Espero con impaciencia cada nueva entrega de la serie The Saint of Steel de T. Kingfisher, porque ya sé qué me voy a encontrar y lo que voy a disfrutar con estas novelas tan tiernas, divertidas y algo picantes que se está marcando la autora.
Y es que la fórmula no ha cambiado, pero sigue siendo igual de efectiva. Los paladines supervivientes a la muerte de su Dios viven atormentados por la culpa y por la posibilidad de hacer daño a los demás si no son capaces de controlar sus cambios a berserker. En esta ocasión la novela está protagonizada por Galen, a quien ya conocimos brevemente en entregas anteriores, y Piper, un forense de la ciudad.

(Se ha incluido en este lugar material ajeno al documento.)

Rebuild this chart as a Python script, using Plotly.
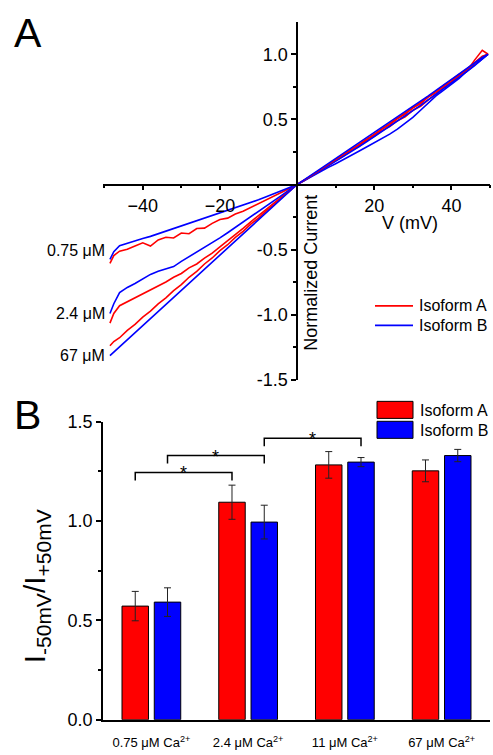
import plotly.graph_objects as go

W, H = 493, 755
FONT = "Arial, Liberation Sans, sans-serif"

# ---------------- Panel A data (normalized I-V curves) ----------------
voltage = [-48.5, -47.5, -46, -44, -42, -40, -38, -36, -34, -32, -30, -28, -26, -24, -22, -20,
           -18, -16, -14, -12, -10, -8, -6, -4, -2, 0,
           2, 4, 6, 8, 10, 12, 14, 16, 18, 20, 22, 24, 26, 28, 30, 32, 34, 36, 38, 40,
           42, 44, 46, 48, 49.5]

isoA_075 = [-0.605, -0.545, -0.512, -0.497, -0.472, -0.448, -0.472, -0.425, -0.405, -0.410, -0.372, -0.378,
            -0.338, -0.335, -0.298, -0.268, -0.258, -0.226, -0.205, -0.176, -0.153, -0.121, -0.092, -0.061,
            -0.031, 0.0,
            0.034, 0.070, 0.108, 0.142, 0.183, 0.218, 0.260, 0.292, 0.336, 0.370, 0.414, 0.445, 0.490, 0.520,
            0.570, 0.600, 0.650, 0.692, 0.745, 0.785, 0.835, 0.870, 0.955, 1.030, 1.000]
isoB_075 = [-0.575, -0.515, -0.470, -0.450, -0.432, -0.414, -0.398, -0.378, -0.357, -0.338, -0.320, -0.300,
            -0.281, -0.262, -0.242, -0.221, -0.200, -0.180, -0.160, -0.139, -0.117, -0.094, -0.071, -0.047,
            -0.024, 0.0,
            0.032, 0.066, 0.098, 0.130, 0.160, 0.190, 0.222, 0.255, 0.288, 0.320, 0.352, 0.387, 0.425, 0.468,
            0.515, 0.570, 0.625, 0.680, 0.725, 0.770, 0.815, 0.870, 0.915, 0.960, 1.000]
isoA_24 = [-1.064, -0.990, -0.930, -0.900, -0.868, -0.843, -0.812, -0.782, -0.748, -0.712, -0.683, -0.640,
           -0.610, -0.565, -0.527, -0.478, -0.432, -0.385, -0.336, -0.286, -0.237, -0.190, -0.141, -0.094,
           -0.047, 0.0,
           0.037, 0.070, 0.112, 0.145, 0.190, 0.222, 0.268, 0.300, 0.347, 0.378, 0.427, 0.458, 0.507, 0.538,
           0.590, 0.620, 0.672, 0.705, 0.757, 0.790, 0.845, 0.880, 0.930, 0.980, 1.000]
isoB_24 = [-0.990, -0.915, -0.830, -0.790, -0.760, -0.725, -0.690, -0.665, -0.645, -0.630, -0.590, -0.555,
           -0.520, -0.485, -0.450, -0.410, -0.370, -0.330, -0.290, -0.250, -0.208, -0.166, -0.125, -0.083,
           -0.042, 0.0,
           0.032, 0.068, 0.104, 0.140, 0.177, 0.214, 0.252, 0.290, 0.328, 0.367, 0.406, 0.446, 0.486, 0.526,
           0.567, 0.608, 0.650, 0.692, 0.735, 0.778, 0.822, 0.866, 0.912, 0.960, 1.000]
isoA_67 = [-1.237, -1.205, -1.176, -1.120, -1.074, -1.018, -0.972, -0.916, -0.870, -0.814, -0.768, -0.712,
           -0.666, -0.610, -0.564, -0.508, -0.462, -0.406, -0.360, -0.304, -0.258, -0.202, -0.156, -0.100,
           -0.053, 0.0,
           0.036, 0.074, 0.113, 0.150, 0.190, 0.229, 0.267, 0.308, 0.346, 0.387, 0.426, 0.468, 0.506, 0.549,
           0.589, 0.631, 0.671, 0.715, 0.756, 0.800, 0.842, 0.887, 0.935, 0.985, 1.000]
isoB_67 = [-1.314, -1.287, -1.247, -1.192, -1.138, -1.084, -1.030, -0.976, -0.921, -0.867, -0.813, -0.759,
           -0.705, -0.650, -0.596, -0.542, -0.488, -0.434, -0.379, -0.325, -0.271, -0.217, -0.163, -0.108,
           -0.054, 0.0,
           0.040, 0.080, 0.120, 0.158, 0.197, 0.236, 0.276, 0.315, 0.355, 0.395, 0.435, 0.476, 0.516, 0.557,
           0.598, 0.640, 0.681, 0.723, 0.765, 0.807, 0.849, 0.892, 0.935, 0.975, 1.000]

conc_labels = ["0.75 \u03bcM", "2.4 \u03bcM", "67 \u03bcM"]
series_names = ["Isoform A", "Isoform B"]

# ---------------- Panel B data (bar chart) ----------------
bar_categories = ["0.75 \u03bcM Ca<sup>2+</sup>", "2.4 \u03bcM Ca<sup>2+</sup>",
                  "11 \u03bcM Ca<sup>2+</sup>", "67 \u03bcM Ca<sup>2+</sup>"]
ratio_A = [0.572, 1.095, 1.283, 1.253]
err_A = [0.074, 0.086, 0.067, 0.055]
ratio_B = [0.592, 0.995, 1.297, 1.330]
err_B = [0.072, 0.085, 0.023, 0.031]
# significance brackets: (group_i, series_i, group_j, series_j, bracket level)
sig_pairs = [(0, 0, 1, 0, 1.245), (0, 1, 1, 1, 1.330), (1, 1, 2, 1, 1.417)]

RED = "#ff0000"
BLUE = "#0000ff"

fig = go.Figure()

curve_sets = [(isoA_075, RED), (isoB_075, BLUE), (isoA_24, RED), (isoB_24, BLUE),
              (isoA_67, RED), (isoB_67, BLUE)]
for ys, col in curve_sets:
    fig.add_trace(go.Scatter(x=voltage, y=ys, mode="lines", line=dict(color=col, width=1.6),
                             showlegend=False, xaxis="x", yaxis="y", hoverinfo="skip"))

fig.add_trace(go.Bar(x=[0, 1, 2, 3], y=ratio_A, name=series_names[0], marker=dict(color=RED, line=dict(color="black", width=1)),
                     error_y=dict(type="data", array=err_A, color="#222222", thickness=1, width=3.5),
                     xaxis="x2", yaxis="y2", showlegend=False))
fig.add_trace(go.Bar(x=[0, 1, 2, 3], y=ratio_B, name=series_names[1], marker=dict(color=BLUE, line=dict(color="black", width=1)),
                     error_y=dict(type="data", array=err_B, color="#222222", thickness=1, width=3.5),
                     xaxis="x2", yaxis="y2", showlegend=False))

BARGAP = 0.333
slot = (1 - BARGAP) / 2
offsets = [-slot / 2, slot / 2]

def px_x(p):
    return p / W

def px_y(p):
    return 1 - p / H

# domains
xdom = [px_x(103), px_x(490)]
xA_range = [-50.3, 50]
yA_range = [-1.5, 1.25]
yA_dom = [px_y(380), px_y(12)]
zero_x_px = 103 + (0 - xA_range[0]) / (xA_range[1] - xA_range[0]) * (490 - 103)
zero_y_px = 12 + (yA_range[1] - 0) / (yA_range[1] - yA_range[0]) * (380 - 12)

tickfont = dict(family=FONT, size=18, color="black")

fig.update_layout(
    width=W, height=H, margin=dict(l=0, r=0, t=0, b=0), autosize=False,
    paper_bgcolor="white", plot_bgcolor="white",
    barmode="group", bargap=BARGAP, bargroupgap=0.18,
    font=dict(family=FONT, color="black"),
    xaxis=dict(domain=xdom, range=xA_range, anchor="free", position=px_y(zero_y_px),
               showline=True, linecolor="black", linewidth=1.5, showgrid=False, zeroline=False,
               ticks="outside", ticklen=5, tickwidth=1.5, tickcolor="black",
               tickvals=[-40, -20, 20, 40], tickfont=tickfont,
               minor=dict(tickvals=[-50, -30, -10, 10, 30, 50], ticklen=3, tickwidth=1.5, tickcolor="black", ticks="outside")),
    yaxis=dict(domain=yA_dom, range=yA_range, anchor="free", position=px_x(zero_x_px),
               showline=True, linecolor="black", linewidth=1.5, showgrid=False, zeroline=False,
               ticks="outside", ticklen=5, tickwidth=1.5, tickcolor="black",
               tickvals=[-1.5, -1.0, -0.5, 0.5, 1.0], ticktext=["-1.5", "-1.0", "-0.5", "0.5", "1.0"],
               tickfont=tickfont,
               minor=dict(tickvals=[-1.25, -0.75, -0.25, 0.25, 0.75], ticklen=3, tickwidth=1.5, tickcolor="black", ticks="outside")),
    xaxis2=dict(domain=xdom, range=[-0.5, 3.5], anchor="y2",
                showline=True, linecolor="black", linewidth=1.5, showgrid=False, zeroline=False,
                ticks="", tickvals=[0, 1, 2, 3], ticktext=bar_categories, ticklabelstandoff=10,
                tickfont=dict(family=FONT, size=13, color="black")),
    yaxis2=dict(domain=[px_y(729), px_y(423)], range=[0, 1.5], anchor="x2",
                showline=True, linecolor="black", linewidth=1.5, showgrid=False, zeroline=False,
                ticks="outside", ticklen=5, tickwidth=1.5, tickcolor="black",
                tickvals=[0, 0.5, 1.0, 1.5], ticktext=["0.0", "0.5", "1.0", "1.5"], tickfont=tickfont,
                minor=dict(tickvals=[0.25, 0.75, 1.25], ticklen=3, tickwidth=1.5, tickcolor="black", ticks="outside")),
)

shapes = []
annotations = []

# significance brackets
for gi, si, gj, sj, lvl in sig_pairs:
    xa = gi + offsets[si]
    xb = gj + offsets[sj]
    drop = 0.04
    shapes.append(dict(type="path", xref="x2", yref="y2",
                       path=f"M {xa} {lvl - drop} L {xa} {lvl} L {xb} {lvl} L {xb} {lvl - drop}",
                       line=dict(color="black", width=1.5)))
    annotations.append(dict(x=(xa + xb) / 2, y=lvl - 0.005, xref="x2", yref="y2", text="*", showarrow=False,
                            xanchor="center", yanchor="middle", font=dict(family=FONT, size=18, color="black")))

# Panel A legend (lines)
for i, (name, col) in enumerate(zip(series_names, [RED, BLUE])):
    yy = px_y(304 + 20 * i)
    shapes.append(dict(type="line", xref="paper", yref="paper", x0=px_x(375), x1=px_x(413), y0=yy, y1=yy,
                       line=dict(color=col, width=1.8)))
    annotations.append(dict(x=px_x(417), y=yy, xref="paper", yref="paper", text=name, showarrow=False,
                            xanchor="left", yanchor="middle", font=dict(family=FONT, size=16, color="black")))

# Panel B legend (boxes)
for i, (name, col) in enumerate(zip(series_names, [RED, BLUE])):
    y0 = 402 + 20.5 * i
    shapes.append(dict(type="rect", xref="paper", yref="paper", x0=px_x(377), x1=px_x(413),
                       y0=px_y(y0 + 17.5), y1=px_y(y0), fillcolor=col, line=dict(color="black", width=1)))
    annotations.append(dict(x=px_x(418), y=px_y(y0 + 9), xref="paper", yref="paper", text=name, showarrow=False,
                            xanchor="left", yanchor="middle", font=dict(family=FONT, size=16, color="black")))

# concentration labels in panel A
for lab, ypx in zip(conc_labels, [247, 312, 355]):
    annotations.append(dict(x=px_x(107), y=px_y(ypx), xref="paper", yref="paper", text=lab, showarrow=False,
                            xanchor="right", yanchor="middle", font=dict(family=FONT, size=16, color="black")))

# axis titles and panel letters
annotations += [
    dict(x=px_x(410), y=px_y(219), xref="paper", yref="paper", text="V (mV)", showarrow=False,
         xanchor="center", yanchor="middle", font=dict(family=FONT, size=18, color="black")),
    dict(x=px_x(311), y=px_y(270), xref="paper", yref="paper", text="Normalized Current", showarrow=False,
         textangle=-90, xanchor="center", yanchor="middle", font=dict(family=FONT, size=18, color="black")),
    dict(x=px_x(36), y=px_y(592), xref="paper", yref="paper", text="I<sub>-50mV</sub>/I<sub>+50mV</sub>",
         showarrow=False, textangle=-90, xanchor="center", yanchor="middle",
         font=dict(family=FONT, size=30, color="black")),
    dict(x=px_x(12), y=px_y(24), xref="paper", yref="paper", text="A", showarrow=False,
         xanchor="left", yanchor="middle", font=dict(family=FONT, size=41, color="black")),
    dict(x=px_x(12), y=px_y(416), xref="paper", yref="paper", text="B", showarrow=False,
         xanchor="left", yanchor="middle", font=dict(family=FONT, size=41, color="black")),
]

fig.update_layout(shapes=shapes, annotations=annotations)

fig.write_html("out.html", config={"displayModeBar": False},
               post_script="document.body.style.margin='0px';document.body.style.overflow='hidden';")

Me gusta que en esta ocasión la relación sea homosexual, gracias a que la autora la trata exactamente con el mismo respeto y cariño que en los libros anteriores en las que las parejas eran heterosexuales. También me parece muy importante cómo se profundiza en la cultura de los gnole, que han ido cobrando importancia en cada entrega situada en este universo (no olvidemos que Clockwork Boys y Swordheart también forman parte del mismo mundo).
El “misterio” que han de investigar en esta ocasión también implica la aparición de cadáveres con circunstancias de muerte difíciles de explicar, aunque en esta ocasión la resolución del problema será bastante directa y la novela se centrará un poco más en las consecuencias de las acciones que llevan a esta solución que en la propia búsqueda de la respuesta.
Todo el tono de la novela es bastante divertido, haciendo referencias a protagonistas de entregas anteriores y basándose mucho en los juegos de equívocos de cualquier comedia romántica que se precie, y también en la inseguridad de los protagonistas sobre cómo expresar sus sentimientos. Todo muy amable con humor bastante blanco, aunque como digo no están ausentes las escenas de sexo.
No quiero dejar de mencionar la excelsa labor del narrador del audiolibro, Joel Richards, que realiza un trabajo soberbio tanto en esta novela como en las anteriores.
Aunque me gustaron más las entregas anteriores (con ese mítico: “¡Que no soy monja, que soy novicia!” que se ha quedado en el acervo de mi casa), he de reconocer que no me importaría seguir leyendo novelas de la autora con este patrón, que tantos buenos ratos me hace pasar y que me reconforta muchísimo.